DO THIS: Reproduce the listing below exactly, minus its pictures.

-- Begin --

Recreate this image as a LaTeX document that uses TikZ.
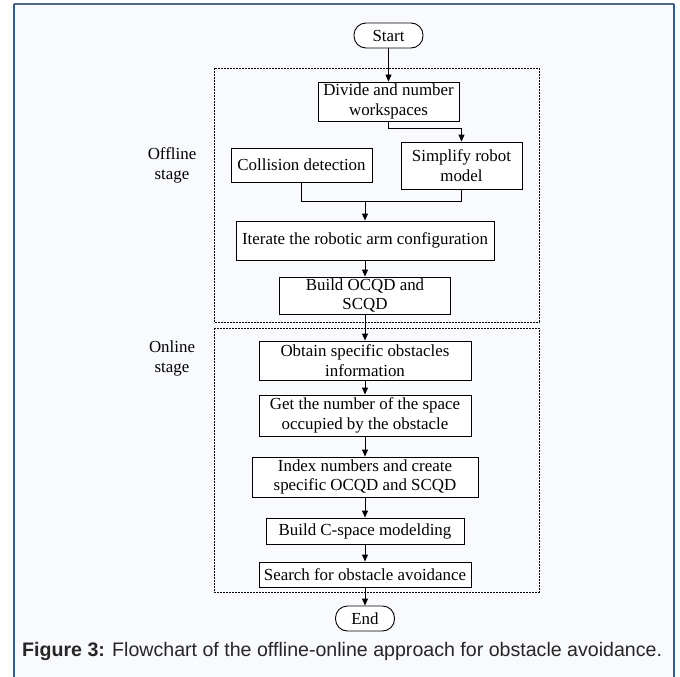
\documentclass[tikz,border=0pt]{standalone}
\usepackage{fontspec}
\setmainfont{Liberation Serif}
\newfontfamily\capfont{Liberation Sans}
\usetikzlibrary{arrows.meta}
\definecolor{framec}{RGB}{44,90,145}
\definecolor{bgc}{RGB}{248,250,253}
\begin{document}
\begin{tikzpicture}[x=1pt,y=-1pt,
  box/.style={draw=black,line width=0.9pt,fill=white,align=center,inner sep=0pt,
    font=\fontsize{16.9}{19.5}\selectfont},
  term/.style={box,rounded corners=12pt},
  conn/.style={line width=0.9pt},
  arr/.style={conn,-{Triangle[length=7pt,width=6pt]}},
  stagebox/.style={draw=black,line width=0.8pt,dash pattern=on 2pt off 1pt},
  stagelabel/.style={align=center,font=\fontsize{16.9}{20}\selectfont}]
\useasboundingbox (0,0) rectangle (680,677);
\fill[bgc] (14,4) rectangle (674,677);
\draw[framec!60!gray,line width=1.5pt] (14,4) -- (674,4);
\draw[framec,line width=2pt] (14,4) -- (14,677);
\draw[framec,line width=2pt] (674,4) -- (674,677);

% stage boxes
\draw[stagebox] (214,68) rectangle (539,322);
\draw[stagebox] (214,328) rectangle (539,592);
\node[stagelabel] (offl) at (172,165) {Offline\\stage};
\node[stagelabel] (onl) at (172,358) {Online\\stage};

% nodes
\node[term,minimum width=69pt,minimum height=25pt] (start) at (388.5,35.5) {Start};
\node[box,minimum width=141pt,minimum height=39pt] (divide) at (388.5,101.5) {Divide and number\\workspaces};
\node[box,minimum width=121pt,minimum height=47pt] (simplify) at (461.5,165.5) {Simplify robot\\model};
\node[box,minimum width=141pt,minimum height=34pt] (collision) at (301.5,165) {Collision detection};
\node[box,minimum width=258pt,minimum height=39pt] (iterate) at (365,240.5) {Iterate the robotic arm configuration};
\node[box,minimum width=171pt,minimum height=37pt] (build) at (365,295.5) {Build OCQD and\\SCQD};
\node[box,minimum width=212pt,minimum height=39pt] (obtain) at (365,360.5) {Obtain specific obstacles\\information};
\node[box,minimum width=212pt,minimum height=41pt] (get) at (365,415.5) {Get the number of the space\\occupied by the obstacle};
\node[box,minimum width=226pt,minimum height=40pt] (index) at (365,477) {Index numbers and create\\specific OCQD and SCQD};
\node[box,minimum width=198pt,minimum height=26pt] (cspace) at (365,531) {Build C-space modelding};
\node[box,minimum width=212pt,minimum height=25pt] (search) at (365,574.5) {Search for obstacle avoidance};
\node[term,minimum width=59pt,minimum height=25pt] (end) at (365,618.5) {End};

% connectors
\coordinate (bend1) at (388.5,128);
\coordinate (bend2) at (461.5,128);
\coordinate (merge) at (365,201);
\coordinate (cl) at (301.5,201);
\coordinate (sr) at (461.5,201);
\draw[arr] (start) -- (divide);
\draw[arr] (divide.south) -- (bend1) -- (bend2) -- (simplify.north);
\draw[conn] (collision.south) -- (cl) -- (sr) -- (simplify.south);
\draw[arr] (merge) -- (iterate.north);
\draw[arr] (iterate) -- (build);
\draw[arr] (build) -- (obtain);
\draw[arr] (obtain) -- (get);
\draw[arr] (get) -- (index);
\draw[arr] (index) -- (cspace);
\draw[arr] (cspace) -- (search);
\draw[arr] (search) -- (end);

% caption
\node[anchor=west,inner sep=0pt,font=\capfont\fontsize{19.6}{22}\selectfont,text=black!85] (cap) at (22,651)
  {\textbf{Figure 3:} Flowchart of the offline-online approach for obstacle avoidance.};
\end{tikzpicture}
\end{document}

-- End --

EXERCISE RESPONSE:
Recreate this image as a LaTeX document that uses TikZ.
\documentclass[tikz,border=0pt]{standalone}
\usepackage{fontspec}
\setmainfont{Liberation Serif}
\newfontfamily\capfont{Liberation Sans}
\usetikzlibrary{arrows.meta}
\definecolor{framec}{RGB}{44,90,145}
\definecolor{bgc}{RGB}{248,250,253}
\begin{document}
\begin{tikzpicture}[x=1pt,y=-1pt,
  box/.style={draw=black,line width=0.9pt,fill=white,align=center,inner sep=0pt,
    font=\fontsize{16.9}{19.5}\selectfont},
  term/.style={box,rounded corners=12pt},
  conn/.style={line width=0.9pt},
  arr/.style={conn,-{Triangle[length=7pt,width=6pt]}},
  stagebox/.style={draw=black,line width=0.8pt,dash pattern=on 2pt off 1pt},
  stagelabel/.style={align=center,font=\fontsize{16.9}{20}\selectfont}]
\useasboundingbox (0,0) rectangle (680,677);
\fill[bgc] (14,4) rectangle (674,677);
\draw[framec!60!gray,line width=1.5pt] (14,4) -- (674,4);
\draw[framec,line width=2pt] (14,4) -- (14,677);
\draw[framec,line width=2pt] (674,4) -- (674,677);

% stage boxes
\draw[stagebox] (214,68) rectangle (539,322);
\draw[stagebox] (214,328) rectangle (539,592);
\node[stagelabel] (offl) at (172,165) {Offline\\stage};
\node[stagelabel] (onl) at (172,358) {Online\\stage};

% nodes
\node[term,minimum width=69pt,minimum height=25pt] (start) at (388.5,35.5) {Start};
\node[box,minimum width=141pt,minimum height=39pt] (divide) at (388.5,101.5) {Divide and number\\workspaces};
\node[box,minimum width=121pt,minimum height=47pt] (simplify) at (461.5,165.5) {Simplify robot\\model};
\node[box,minimum width=141pt,minimum height=34pt] (collision) at (301.5,165) {Collision detection};
\node[box,minimum width=258pt,minimum height=39pt] (iterate) at (365,240.5) {Iterate the robotic arm configuration};
\node[box,minimum width=171pt,minimum height=37pt] (build) at (365,295.5) {Build OCQD and\\SCQD};
\node[box,minimum width=212pt,minimum height=39pt] (obtain) at (365,360.5) {Obtain specific obstacles\\information};
\node[box,minimum width=212pt,minimum height=41pt] (get) at (365,415.5) {Get the number of the space\\occupied by the obstacle};
\node[box,minimum width=226pt,minimum height=40pt] (index) at (365,477) {Index numbers and create\\specific OCQD and SCQD};
\node[box,minimum width=198pt,minimum height=26pt] (cspace) at (365,531) {Build C-space modelding};
\node[box,minimum width=212pt,minimum height=25pt] (search) at (365,574.5) {Search for obstacle avoidance};
\node[term,minimum width=59pt,minimum height=25pt] (end) at (365,618.5) {End};

% connectors
\coordinate (bend1) at (388.5,128);
\coordinate (bend2) at (461.5,128);
\coordinate (merge) at (365,201);
\coordinate (cl) at (301.5,201);
\coordinate (sr) at (461.5,201);
\draw[arr] (start) -- (divide);
\draw[arr] (divide.south) -- (bend1) -- (bend2) -- (simplify.north);
\draw[conn] (collision.south) -- (cl) -- (sr) -- (simplify.south);
\draw[arr] (merge) -- (iterate.north);
\draw[arr] (iterate) -- (build);
\draw[arr] (build) -- (obtain);
\draw[arr] (obtain) -- (get);
\draw[arr] (get) -- (index);
\draw[arr] (index) -- (cspace);
\draw[arr] (cspace) -- (search);
\draw[arr] (search) -- (end);

% caption
\node[anchor=west,inner sep=0pt,font=\capfont\fontsize{19.6}{22}\selectfont,text=black!85] (cap) at (22,651)
  {\textbf{Figure 3:} Flowchart of the offline-online approach for obstacle avoidance.};
\end{tikzpicture}
\end{document}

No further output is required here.